Along Pennsylvania Avenue, the tone of the exchange has been mostly respectful even as the substantive debate has been vigorous. Both the President and Director Orszag were careful to compliment Mr. Ryan personally even as they attacked his ideas. Ryan, who worked closely with Director Orszag when the latter was director of the Congressional Budget Office, has also focused on substantive differences in his public responses.

Still, there have been times when the mask of comity has slipped. In at least one interview, Director Orszag described Ryan’s proposal as introducing “privatization into Social Security.” This is untrue. Although the Ryan proposal would allow workers to save part of their Social Security payroll taxes in personal accounts, there would be no privatization; both the savings component and the pay-as-you-go portion of the program would be publicly administered (just like the personal Thrift Savings Plan accounts that are available to federal employees). “Privatization” is, of course, one of the left’s favorite Social Security buzzwords, used to scare seniors without regard for accuracy.

The White House wants the public to believe two things about the Ryan roadmap: first, that it would be implemented if Republicans control Congress and the White House; and second, that the ideas it advances are ill-advised.

Is it fair to hold up Congressman Ryan’s personal ideas as a stand-in for a broader Republican alternative agenda? It’s roughly as fair as it is to use the OMB Director’s policy ideas as a stand-in for the Administration’s – at least on any subject that the President has not yet declared a policy. Due to his position and his substantive knowledge, Congressman Ryan’s views will carry weight within the Republican caucus. Similarly, due to his position and his substantive knowledge, OMB Director Orszag’s views will also carry great weight within the Administration. Neither’s views are dispositive; both are influential.
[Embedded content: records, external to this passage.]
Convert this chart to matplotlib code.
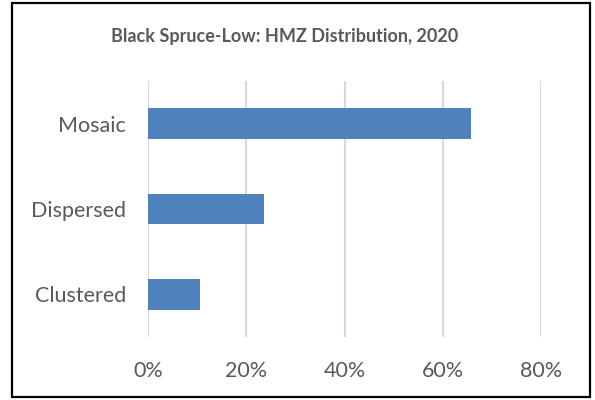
import numpy as np
import matplotlib.pyplot as plt
from matplotlib.patches import Rectangle
from matplotlib.ticker import PercentFormatter

# data
categories = ['Clustered', 'Dispersed', 'Mosaic']
shares = [0.106, 0.236, 0.657]
x_ticks = [0, 0.2, 0.4, 0.6, 0.8]

plt.rcParams['font.family'] = ['Lato', 'DejaVu Sans']
text_col = '#595959'

fig = plt.figure(figsize=(5.95, 4.0), dpi=100)
ax = fig.add_axes([148 / 595, 1 - 337 / 400, (541 - 148) / 595, (337 - 81) / 400])

y = np.arange(len(categories))
ax.barh(y, shares, height=0.36, color='#4F81BD', zorder=3)

ax.set_xlim(0, 0.8)
ax.set_ylim(-0.5, len(categories) - 0.5)
ax.set_xticks(x_ticks)
ax.xaxis.set_major_formatter(PercentFormatter(1.0, decimals=0))
ax.set_yticks(y)
ax.set_yticklabels(categories)
ax.grid(axis='x', color='#D9D9D9', linewidth=1.5, zorder=0)
for s in ax.spines.values():
    s.set_visible(False)
ax.tick_params(axis='both', length=0, labelsize=15.5, labelcolor=text_col)
ax.tick_params(axis='x', pad=17)
ax.tick_params(axis='y', pad=16)

fig.text(0.479, 0.908, 'Black Spruce-Low: HMZ Distribution, 2020',
         ha='center', va='center', fontsize=13, fontweight='bold', color=text_col)

# chart border
fig.patches.append(Rectangle((12 / 595, 3 / 400), 578 / 595, 394 / 400,
                             transform=fig.transFigure, fill=False,
                             edgecolor='black', linewidth=1.6))

fig.savefig('out.png', dpi=100)
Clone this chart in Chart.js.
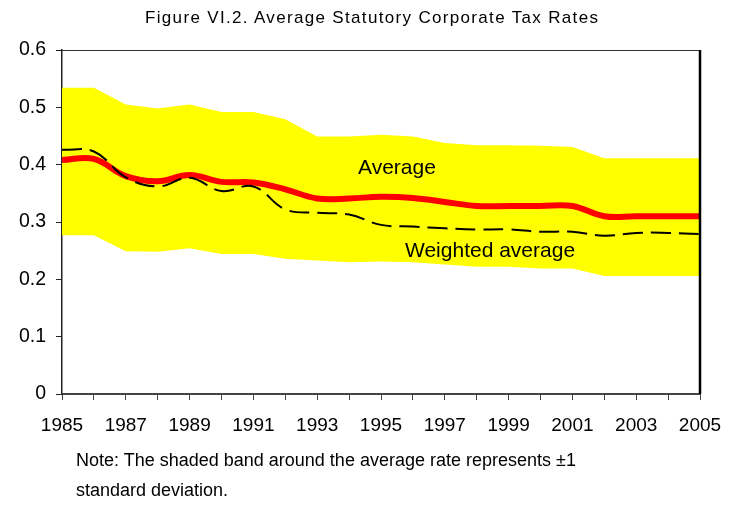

The parallel, of course, isn’t exact. Clearly the views of Congressman Ryan, as an elected official, deserve attention in the way that no unelected individual’s ideas can wholly claim. But just as clearly, the views of the Administration’s Cabinet-level officials matter greatly. Given this parallel, it seems useful to compare and contrast the competing visions of Congressman Ryan and Director Orszag on Social Security.

The Ryan roadmap relies principally on two changes to shore up Social Security’s finances: progressive indexing – first developed by Robert Pozen (a former vice chairman of Fidelity Investments and currently chairman of MFS Investment Management as well as a senior lecturer at Harvard Business School), later embraced both by President Bush and Senator Robert Bennett – as well as indexing the retirement age for changes in longevity. Progressive indexing would essentially entail calculating benefits for high wage earners based on price growth rather than wage growth, which grows slightly faster. This would result in slightly reduced benefits for high wage earners than currently promised under current law, but would still result in benefits with the same purchasing power as beneficiaries receive today. These two changes are by themselves sufficient to balance Social Security without raising taxes. In fact, they would create a small amount of additional savings to pay for an additional provision in the Ryan plan; to increase the benefit safety net for low-income workers.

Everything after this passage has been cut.